**Problem requirements**
The listing below begins with the first line you should copy; stop after the line containing "XAxis, YAxis, ReferenceArea", and drop every picture.

**Source material**

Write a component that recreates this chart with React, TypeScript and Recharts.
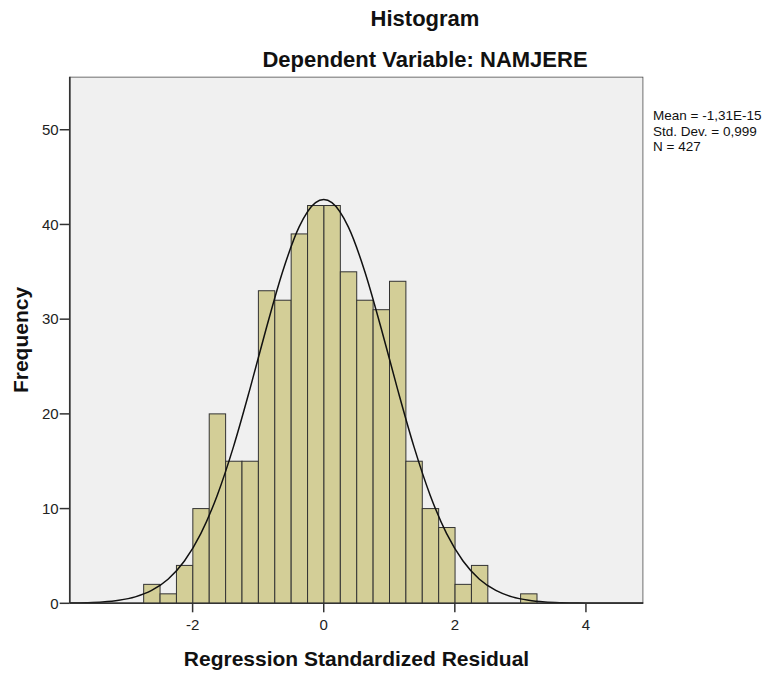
import React from "react";
import { ComposedChart, Bar, Line, XAxis, YAxis, ReferenceArea } from "recharts";

// Histogram bins (centers of 0.25-wide bins) and frequencies
const binCenters = [
  -2.625, -2.375, -2.125, -1.875, -1.625, -1.375, -1.125, -0.875, -0.625, -0.375, -0.125,
  0.125, 0.375, 0.625, 0.875, 1.125, 1.375, 1.625, 1.875, 2.125, 2.375, 2.625, 2.875, 3.125,
];
const binCounts = [
  2, 1, 4, 10, 20, 15, 15, 33, 32, 39, 42,
  42, 35, 32, 31, 34, 15, 10, 8, 2, 4, 0, 0, 1,
];

// Normal curve
const curveX = [
  -3.875, -3.625, -3.375, -3.125, -2.875, -2.625, -2.375, -2.125, -1.875, -1.625, -1.375, -1.125,
  -0.875, -0.625, -0.375, -0.125, 0, 0.125, 0.375, 0.625, 0.875, 1.125, 1.375, 1.625, 1.875,
  2.125, 2.375, 2.625, 2.875, 3.125, 3.375, 3.625, 3.875, 4.125, 4.375, 4.625, 4.875,
];
const curveY = [
  0.02, 0.06, 0.14, 0.32, 0.68, 1.36, 2.54, 4.46, 7.35, 11.39, 16.57, 22.64,
  29.07, 35.07, 39.74, 42.3, 42.63, 42.3, 39.74, 35.07, 29.07, 22.64, 16.57, 11.39, 7.35,
  4.46, 2.54, 1.36, 0.68, 0.32, 0.14, 0.06, 0.02, 0.01, 0, 0, 0,
];

const xTicks = [-2, 0, 2, 4];
const yTicks = [0, 10, 20, 30, 40, 50];
const X_DOMAIN: [number, number] = [-3.875, 4.875];
const Y_MAX = 55.6;
const BIN_WIDTH = 0.25;

const statsLines = ["Mean = -1,31E-15", "Std. Dev. = 0,999", "N = 427"];
const title1 = "Histogram";
const title2 = "Dependent Variable: NAMJERE";
const xLabel = "Regression Standardized Residual";
const yLabel = "Frequency";

// Layout
const W = 775;
const H = 675;
const PLOT_LEFT = 69.7;
const PLOT_RIGHT = 643.3;
const PLOT_TOP = 76.7;
const PLOT_BOTTOM = 603.3;
const PX_PER_UNIT = (PLOT_RIGHT - PLOT_LEFT) / (X_DOMAIN[1] - X_DOMAIN[0]);
const BAR_PX = BIN_WIDTH * PX_PER_UNIT;

const FONT = '"Liberation Sans", Arial, sans-serif';

type Row = { x: number; count?: number | null; curve?: number };

const rowsMap = new Map<number, Row>();
binCenters.forEach((c, i) => {
  rowsMap.set(c, { x: c, count: binCounts[i] });
});
curveX.forEach((c, i) => {
  const r = rowsMap.get(c) || { x: c };
  r.curve = curveY[i];
  rowsMap.set(c, r);
});
const data: Row[] = Array.from(rowsMap.values()).sort((a, b) => a.x - b.x);

const BarShape = (props: any) => {
  const { x, y, width, height, payload } = props;
  if (!payload || !payload.count || !height || height <= 0) return null;
  const cx = x + width / 2;
  return (
    <rect
      x={cx - BAR_PX / 2}
      y={y}
      width={BAR_PX}
      height={height}
      fill="#D3CE97"
      stroke="#333"
      strokeWidth={1}
    />
  );
};

export default function App() {
  return (
    <div style={{ position: "absolute", left: 0, top: 0, width: W, height: H, background: "#fff" }}>
      <ComposedChart
        width={W}
        height={H}
        data={data}
        margin={{ top: PLOT_TOP, right: W - PLOT_RIGHT, bottom: 0, left: 0 }}
      >
        <ReferenceArea
          x1={X_DOMAIN[0]}
          x2={X_DOMAIN[1]}
          y1={0}
          y2={Y_MAX}
          fill="#F0F0F0"
          fillOpacity={1}
          stroke="none"
          ifOverflow="hidden"
        />
        <XAxis
          dataKey="x"
          type="number"
          domain={X_DOMAIN}
          allowDataOverflow
          ticks={xTicks}
          height={H - PLOT_BOTTOM}
          tickSize={9}
          tickMargin={7}
          tick={{ fontSize: 15, fill: "#222", fontFamily: FONT }}
          axisLine={{ stroke: "#333", strokeWidth: 1.5 }}
          tickLine={{ stroke: "#333", strokeWidth: 1.5 }}
        />
        <YAxis
          type="number"
          domain={[0, Y_MAX]}
          allowDataOverflow
          ticks={yTicks}
          width={PLOT_LEFT}
          tickSize={10}
          tickMargin={1}
          tick={{ fontSize: 15, fill: "#222", fontFamily: FONT }}
          axisLine={{ stroke: "#333", strokeWidth: 1.5 }}
          tickLine={{ stroke: "#333", strokeWidth: 1.5 }}
        />
        <Bar dataKey="count" shape={BarShape} isAnimationActive={false} />
        <Line
          dataKey="curve"
          type="monotone"
          stroke="#111"
          strokeWidth={1.5}
          dot={false}
          activeDot={false}
          connectNulls
          isAnimationActive={false}
        />
        <ReferenceArea
          x1={X_DOMAIN[0]}
          x2={X_DOMAIN[1]}
          y1={0}
          y2={Y_MAX}
          fill="none"
          stroke="#444"
          strokeWidth={1.5}
          ifOverflow="hidden"
        />
      </ComposedChart>
      <svg
        width={W}
        height={H}
        style={{ position: "absolute", left: 0, top: 0, pointerEvents: "none" }}
      >
        <text x={425} y={26} textAnchor="middle" fontFamily={FONT} fontWeight="bold" fontSize={22} fill="#111">
          {title1}
        </text>
        <text x={425} y={67} textAnchor="middle" fontFamily={FONT} fontWeight="bold" fontSize={22} fill="#111">
          {title2}
        </text>
        <text
          x={(PLOT_LEFT + PLOT_RIGHT) / 2}
          y={666}
          textAnchor="middle"
          fontFamily={FONT}
          fontWeight="bold"
          fontSize={21}
          fill="#111"
        >
          {xLabel}
        </text>
        <text
          x={27.5}
          y={(PLOT_TOP + PLOT_BOTTOM) / 2}
          textAnchor="middle"
          fontFamily={FONT}
          fontWeight="bold"
          fontSize={21}
          fill="#111"
          transform={`rotate(-90, 27.5, ${(PLOT_TOP + PLOT_BOTTOM) / 2})`}
        >
          {yLabel}
        </text>
        {statsLines.map((s, i) => (
          <text key={s} x={653} y={120 + i * 15.5} fontFamily={FONT} fontSize={13.5} fill="#111">
            {s}
          </text>
        ))}
      </svg>
    </div>
  );
}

**In response**
Write a component that recreates this chart with React, TypeScript and Recharts.
import React from "react";
import { ComposedChart, Bar, Line, XAxis, YAxis, ReferenceArea } from "recharts";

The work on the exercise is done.